[2023] UKUT 217 (LC)
Upper Tribunal Lands Chamber

[2023] UKUT 217 (LC)

Fecha: 19-Sep-2023

The claimant’s acquisition of the site

The claimant’s acquisition of the site

24.

There has been a public house on the site since the mid-19th century. What became the Cheshire Lounge was originally known as the Nag’s Head Inn and was operated by Bass brewery. It was sold to Whitbread and had been run as a pub/restaurant under the ‘Brewers Fayre’ trading style. Mr Hunter had worked for Whitbread between 1989 and 2004, initially with responsibility for pubs in the North of England, including this one. He referred to a period of successful trading but explained that after 2005/2006 Whitbread had divested itself of its standalone estate to concentrate on its hotel business. The Brewer’s Fayre portfolio was sold to Mitchells and Butler in 2008.

25.

In all, the Cheshire Lounge appears to have changed hands seven times since 1993 (although some transactions may have been between related companies).

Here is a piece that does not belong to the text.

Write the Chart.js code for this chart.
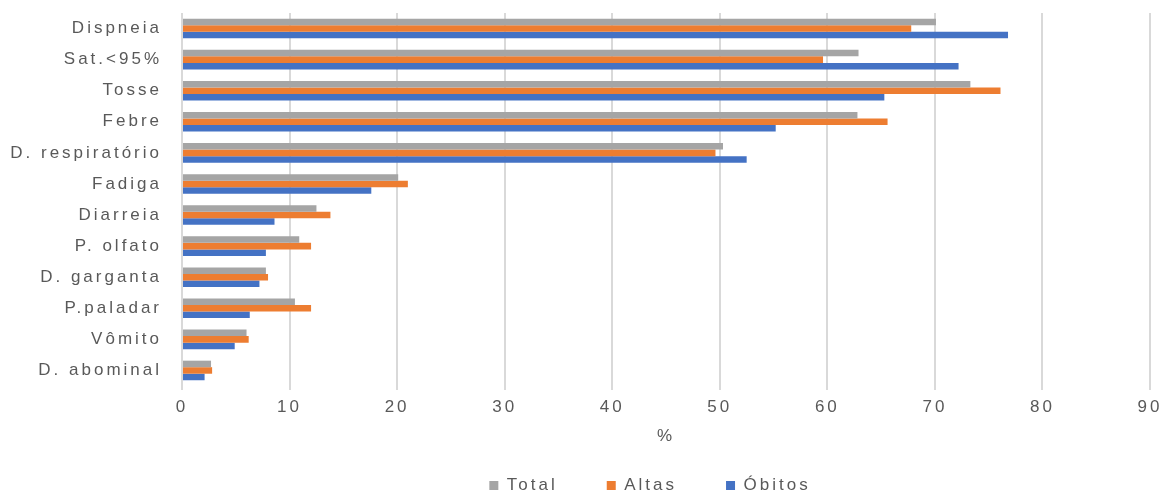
<!DOCTYPE html>
<html>
<head>
<meta charset="utf-8">
<script src="https://cdn.jsdelivr.net/npm/chart.js@4/dist/chart.umd.min.js"></script>
<style>
  html, body { margin: 0; padding: 0; background: #fff; }
  #wrap { width: 1166px; height: 494px; }
</style>
</head>
<body>
<div id="wrap"><canvas id="chart"></canvas></div>
<script>
// symptoms, top to bottom
var sintomas = ['Dispneia', 'Sat.<95%', 'Tosse', 'Febre', 'D. respiratório', 'Fadiga',
    'Diarreia', 'P. olfato', 'D. garganta', 'P.paladar', 'Vômito', 'D. abominal'];

// percentages per group
var total  = [70.1, 62.9, 73.3, 62.8, 50.3, 20.1, 12.5, 10.9, 7.8, 10.5, 6.0, 2.7];
var altas  = [67.8, 59.6, 76.1, 65.6, 49.6, 21.0, 13.8, 12.0, 8.0, 12.0, 6.2, 2.8];
var obitos = [76.8, 72.2, 65.3, 55.2, 52.5, 17.6, 8.6, 7.8, 7.2, 6.3, 4.9, 2.1];

var eixoX = { min: 0, max: 90, step: 10 };

var textColor = '#595959';
var fontFamily = '"Liberation Sans", Arial, sans-serif';
var LETTER_SPACING = '3px';
var LEGEND_HEIGHT = 66;
var LEGEND_SHIFT = -16;

// wide tracking on every text of the canvas
var spacingPlugin = {
    id: 'spacing',
    beforeLayout: function (chart) { chart.ctx.letterSpacing = LETTER_SPACING; },
    beforeDraw: function (chart) { chart.ctx.letterSpacing = LETTER_SPACING; }
};

// keep the legend low and thin, whatever its label padding is
var legendHeightPlugin = {
    id: 'legendHeight',
    afterInit: function (chart) {
        var legend = chart.legend;
        var fit = legend.fit;
        legend.fit = function () {
            fit.call(this);
            this.height = LEGEND_HEIGHT;
        };
    },
    afterLayout: function (chart) {
        chart.legend.left += LEGEND_SHIFT;
        chart.legend.right += LEGEND_SHIFT;
    }
};

var ctx = document.getElementById('chart').getContext('2d');
ctx.letterSpacing = LETTER_SPACING;
var myChart = new Chart(ctx, {
    type: 'bar',
    data: {
        labels: sintomas,
        datasets: [
            { label: 'Total',  data: total,  backgroundColor: '#a5a5a5' },
            { label: 'Altas',  data: altas,  backgroundColor: '#ed7d31' },
            { label: 'Óbitos', data: obitos, backgroundColor: '#4472c4' }
        ]
    },
    plugins: [spacingPlugin, legendHeightPlugin],
    options: {
        indexAxis: 'y',
        responsive: true,
        maintainAspectRatio: false,
        animation: false,
        layout: { padding: { left: 0, right: 16, top: 13, bottom: 0 } },
        datasets: {
            bar: { categoryPercentage: 0.63, barPercentage: 1.0 }
        },
        scales: {
            x: {
                min: eixoX.min,
                max: eixoX.max,
                ticks: {
                    stepSize: eixoX.step,
                    color: textColor,
                    padding: 7,
                    font: { family: fontFamily, size: 17 }
                },
                grid: {
                    color: '#d9d9d9',
                    lineWidth: 2,
                    drawTicks: true,
                    tickLength: 4
                },
                border: { display: false },
                title: {
                    display: true,
                    text: '%',
                    color: textColor,
                    padding: { top: -19, bottom: -19 },
                    font: { family: fontFamily, size: 17 }
                },
                afterFit: function (scale) {
                    scale.height = 42;
                    scale.paddingLeft = 0;
                    scale.paddingRight = 0;
                }
            },
            y: {
                ticks: {
                    color: textColor,
                    padding: 12,
                    font: { family: fontFamily, size: 17 }
                },
                grid: { display: false },
                border: { display: false },
                afterFit: function (scale) {
                    scale.width = 182;
                    scale.paddingTop = 0;
                    scale.paddingBottom = 0;
                }
            }
        },
        plugins: {
            legend: {
                position: 'bottom',
                fullSize: false,
                labels: {
                    color: textColor,
                    boxWidth: 9,
                    boxHeight: 9,
                    padding: 49,
                    font: { family: fontFamily, size: 17 }
                }
            },
            tooltip: { enabled: false }
        }
    }
});
</script>
</body>
</html>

Notable sales were from Nobel House Inns and Taverns to Stanford Pubs Limited in May 2004 when the price achieved was £822,500 and the 2009 acquisition by DT Investments from Punch Partners where the price was £600,000. It had last been operated by a tenant, Cheshire Lounge Ltd, under a lease for a term of 21 years from 2005 at an annual passing rent of £84,000. By 2014 it had ceased to trade as the Cheshire Lounge Wine Bar and its operating company had been placed into voluntary liquidation in July 2014. The building later became derelict, and in 2015 it suffered from flooding and water ingress, but it was agreed that in November 2014 it was capable of being re-opened and operated.

26.

In October 2014 Mr and Mrs Ramsbottom were alerted by a property developer contact that DT might be seeking a purchaser for the site. DT was represented by Peter Vinden of the Vinden Partnership.

27.

Negotiations for the acquisition of the site were held in March 2015. Meetings were attended for the claimant by Mrs. Ramsbottom and her husband James Ramsbottom, the managing director of Elle R Leisure Ltd, the group's operating company, and by David Knowles of DT and Peter Vinden. Agreement in principle was reached for the acquisition of the site at a figure of £1,332,500. Over the next six months detailed planning inquiries were made as the claimant sought comfort about the scale of development which would be permitted and whether the planners would insist that the profile of the proposed building should be lowered so that a basement would be required.

28.

In September 2015 Mr Vinden wrote to Mr Ramsbottom to explain that his client would be seeking other options if the claimant was not in a position to formalise the agreement. Mr Knowles also disclosed to Mr. Ramsbottom that he was in discussion with other potential purchasers and that one option being explored was to obtain planning permission for a hotel on the site. Nevertheless, by February 2016 a compromise had been agreed so that the purchase price of the site would be reduced by £100,000 if the planning authority required a basement. Solicitors were then instructed to prepare a conditional contract.

29.

A further six months elapsed before contracts were exchanged between the claimant and DT. The contract was conditional on a satisfactory planning permission. It was also agreed that if National Highways' proposals for the new access would materially affect the use and enjoyment of the site the claimant could withdraw from the transaction.